Cirque to Restructure, 400 Jobs Cut {UPDATED}

In an announcement made earlier today, Cirque du Soleil is slashing a number of positions, mostly at its Montreal headquarters, citing tough economic times and out of control expenses. Here are some highlights from the announcement:

  • “The Cirque is going through a difficult period but not a difficult financial period,” spokeswoman Renée-Claude Ménard said Wednesday at the company’s Montreal headquarters.
  • “We are now in the process of reviewing within the company worldwide, all of our expenses, to ensure we decrease them significantly,” said Renée-Claude Ménard.
  • “We’ve identified 400 positions [to be cut], the majority are in the Montreal operations, but we don’t have a definite number yet,” she said. (About 50 positions were abolished before the holidays; 30 in Montreal alone).
  • The first round of layoffs will happen before the end of January and will run through March.
  • Cirque employs about 5,000 people world-wide, 2,000 of those are in Montreal.
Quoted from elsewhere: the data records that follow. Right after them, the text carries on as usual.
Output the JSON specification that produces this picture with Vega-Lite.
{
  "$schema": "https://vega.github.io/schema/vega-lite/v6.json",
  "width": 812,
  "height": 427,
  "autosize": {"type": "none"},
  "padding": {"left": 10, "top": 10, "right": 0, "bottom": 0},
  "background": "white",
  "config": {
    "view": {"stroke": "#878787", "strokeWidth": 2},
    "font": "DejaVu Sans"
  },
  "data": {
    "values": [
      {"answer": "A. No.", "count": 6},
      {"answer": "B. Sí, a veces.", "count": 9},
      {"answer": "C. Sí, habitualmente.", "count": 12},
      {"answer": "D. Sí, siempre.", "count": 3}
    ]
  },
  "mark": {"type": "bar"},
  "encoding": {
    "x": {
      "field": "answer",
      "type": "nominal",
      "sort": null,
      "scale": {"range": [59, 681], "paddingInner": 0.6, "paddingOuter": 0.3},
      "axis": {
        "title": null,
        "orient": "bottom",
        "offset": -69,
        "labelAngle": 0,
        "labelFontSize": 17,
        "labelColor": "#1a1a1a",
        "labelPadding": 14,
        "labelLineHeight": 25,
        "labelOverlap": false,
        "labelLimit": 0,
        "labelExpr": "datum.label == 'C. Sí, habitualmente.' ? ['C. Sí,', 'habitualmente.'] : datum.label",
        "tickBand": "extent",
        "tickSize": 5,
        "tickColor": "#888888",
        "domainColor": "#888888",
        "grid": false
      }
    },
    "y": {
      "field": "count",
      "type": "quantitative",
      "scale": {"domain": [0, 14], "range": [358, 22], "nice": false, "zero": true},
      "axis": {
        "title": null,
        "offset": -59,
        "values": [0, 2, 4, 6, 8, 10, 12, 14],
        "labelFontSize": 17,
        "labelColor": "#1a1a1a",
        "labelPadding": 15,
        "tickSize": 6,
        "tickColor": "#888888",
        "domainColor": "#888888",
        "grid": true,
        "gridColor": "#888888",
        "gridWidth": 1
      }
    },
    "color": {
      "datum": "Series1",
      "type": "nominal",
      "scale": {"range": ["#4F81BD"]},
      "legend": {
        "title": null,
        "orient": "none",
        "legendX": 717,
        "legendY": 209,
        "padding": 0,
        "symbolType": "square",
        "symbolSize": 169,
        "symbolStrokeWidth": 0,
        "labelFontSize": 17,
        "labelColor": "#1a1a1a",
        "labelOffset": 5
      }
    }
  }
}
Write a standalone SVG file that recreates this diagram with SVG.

The cuts represent 9 percent of the company’s total workforce.
  • Owner Guy Laliberté was not on hand for the announcement, company representatives said he was breaking the news to staff at the same time. And despite the restructuring, Laliberté has no intention of selling the company.
  • “The first thing to say is that the Circus is not in crisis,” Menard told a news conference Wednesday. “Let’s get that straight. We had a record year in terms of tickets sold. We sold more than 14 million tickets this year. We had a record year for total revenue, with more than $1-billion.” Despite that, the Cirque didn’t make money, Menard said.
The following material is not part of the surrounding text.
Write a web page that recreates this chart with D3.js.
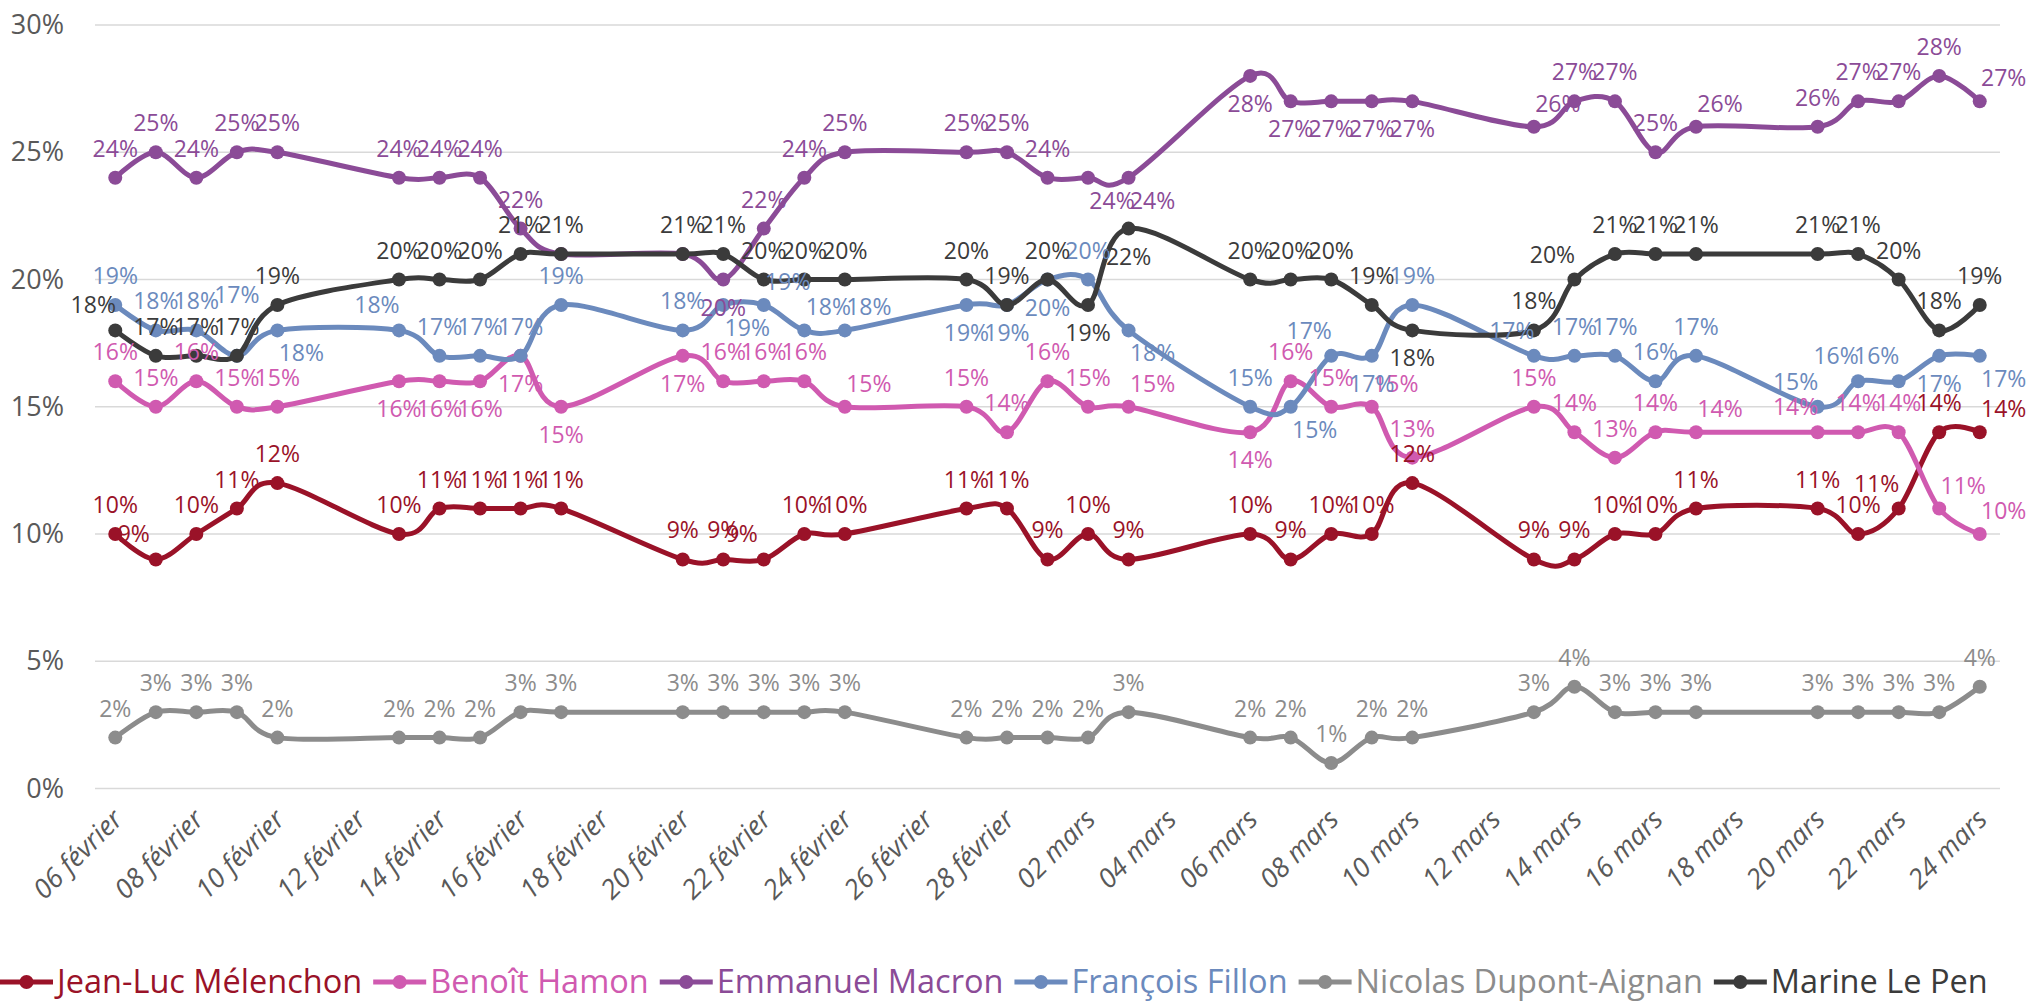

  • Most of the Cirque’s revenue comes from outside the Country – and Ménard said for every cent the Canadian dollar increases, it costs the company $3 million is lost revenue.
  • The first sign things were changing, Ménard admitted, was back in 2008. The company started to see expenses increase sharply, and as the Canadian dollar inched higher, revenues decreased. “Basically, we’re very lucky that within a very difficult financial and economic situation worldwide – that we’re still pulling the rabbit out of the hat,” she said.
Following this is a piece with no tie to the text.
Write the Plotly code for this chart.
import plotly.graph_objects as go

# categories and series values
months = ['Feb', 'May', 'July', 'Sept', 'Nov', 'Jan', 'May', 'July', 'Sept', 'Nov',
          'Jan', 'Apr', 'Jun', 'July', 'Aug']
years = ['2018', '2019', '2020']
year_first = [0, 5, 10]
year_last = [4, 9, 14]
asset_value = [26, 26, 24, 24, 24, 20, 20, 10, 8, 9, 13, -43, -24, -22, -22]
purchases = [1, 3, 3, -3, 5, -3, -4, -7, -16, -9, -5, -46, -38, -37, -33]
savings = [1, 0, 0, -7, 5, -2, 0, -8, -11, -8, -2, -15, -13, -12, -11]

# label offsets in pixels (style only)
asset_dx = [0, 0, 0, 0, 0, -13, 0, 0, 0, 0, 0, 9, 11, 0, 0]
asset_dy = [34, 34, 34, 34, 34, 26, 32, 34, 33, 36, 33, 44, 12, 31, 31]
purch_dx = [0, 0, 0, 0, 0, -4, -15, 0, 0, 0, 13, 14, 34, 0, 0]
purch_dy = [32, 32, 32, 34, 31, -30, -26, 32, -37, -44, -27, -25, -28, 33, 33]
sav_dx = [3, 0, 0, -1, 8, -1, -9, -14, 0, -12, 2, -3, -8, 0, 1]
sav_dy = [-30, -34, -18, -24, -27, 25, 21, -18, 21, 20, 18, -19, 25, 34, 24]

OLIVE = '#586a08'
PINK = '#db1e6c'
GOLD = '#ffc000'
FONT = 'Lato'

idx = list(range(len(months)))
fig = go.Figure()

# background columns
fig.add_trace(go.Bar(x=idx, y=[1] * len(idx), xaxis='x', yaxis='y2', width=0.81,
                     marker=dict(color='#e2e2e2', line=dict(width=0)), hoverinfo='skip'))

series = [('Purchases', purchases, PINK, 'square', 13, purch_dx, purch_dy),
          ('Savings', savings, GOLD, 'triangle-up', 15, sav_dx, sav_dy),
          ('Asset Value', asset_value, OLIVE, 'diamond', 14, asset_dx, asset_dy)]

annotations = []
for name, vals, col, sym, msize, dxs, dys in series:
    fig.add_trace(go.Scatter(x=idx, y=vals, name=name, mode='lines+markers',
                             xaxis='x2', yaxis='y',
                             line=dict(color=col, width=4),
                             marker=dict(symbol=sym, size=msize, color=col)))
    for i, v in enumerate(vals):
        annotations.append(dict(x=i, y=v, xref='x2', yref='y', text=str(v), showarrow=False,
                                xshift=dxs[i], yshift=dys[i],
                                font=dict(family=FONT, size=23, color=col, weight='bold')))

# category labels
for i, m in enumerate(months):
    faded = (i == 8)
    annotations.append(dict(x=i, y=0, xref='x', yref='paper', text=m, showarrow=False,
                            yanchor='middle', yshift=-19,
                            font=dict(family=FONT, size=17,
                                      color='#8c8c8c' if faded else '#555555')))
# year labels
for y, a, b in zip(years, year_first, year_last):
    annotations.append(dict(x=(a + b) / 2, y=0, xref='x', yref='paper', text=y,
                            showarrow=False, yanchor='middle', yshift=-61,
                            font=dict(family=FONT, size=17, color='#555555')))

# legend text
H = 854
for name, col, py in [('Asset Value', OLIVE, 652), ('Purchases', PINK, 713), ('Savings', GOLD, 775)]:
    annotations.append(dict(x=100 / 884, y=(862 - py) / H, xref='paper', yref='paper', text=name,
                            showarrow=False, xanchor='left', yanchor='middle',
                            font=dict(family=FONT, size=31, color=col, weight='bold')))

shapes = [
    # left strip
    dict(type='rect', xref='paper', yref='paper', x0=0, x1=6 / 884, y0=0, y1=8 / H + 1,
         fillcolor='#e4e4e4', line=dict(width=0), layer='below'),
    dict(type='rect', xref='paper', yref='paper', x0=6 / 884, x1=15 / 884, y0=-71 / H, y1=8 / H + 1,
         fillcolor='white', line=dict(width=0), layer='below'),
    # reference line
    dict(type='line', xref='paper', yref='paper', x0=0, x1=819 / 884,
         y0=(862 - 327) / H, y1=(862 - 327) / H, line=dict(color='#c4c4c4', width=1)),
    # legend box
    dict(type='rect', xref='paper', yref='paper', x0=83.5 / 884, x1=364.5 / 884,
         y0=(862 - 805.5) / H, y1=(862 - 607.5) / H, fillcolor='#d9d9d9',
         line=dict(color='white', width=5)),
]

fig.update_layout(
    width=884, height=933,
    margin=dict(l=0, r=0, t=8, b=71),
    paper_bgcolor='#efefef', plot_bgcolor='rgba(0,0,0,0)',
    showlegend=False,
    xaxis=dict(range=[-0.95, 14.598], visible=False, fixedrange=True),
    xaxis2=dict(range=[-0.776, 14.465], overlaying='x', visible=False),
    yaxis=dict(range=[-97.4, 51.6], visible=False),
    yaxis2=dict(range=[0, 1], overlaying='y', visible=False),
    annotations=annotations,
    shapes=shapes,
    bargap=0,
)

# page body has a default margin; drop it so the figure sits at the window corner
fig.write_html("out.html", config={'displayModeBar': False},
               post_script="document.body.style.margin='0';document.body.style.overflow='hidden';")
  • It’s a problem, she admits, the company has avoided facing for several years, but it now has no choice. “And now, at 29-years-old, Cirque has to be mature and look at it [as] a mature company.”
  • In addition to the layoffs, Cirque said it would be closing four shows to trim expenses. “We would have been much happier to tell you those shows weren’t closing,” Ms. Ménard said. “But it’s not a revenue issue, it’s an expense issue.”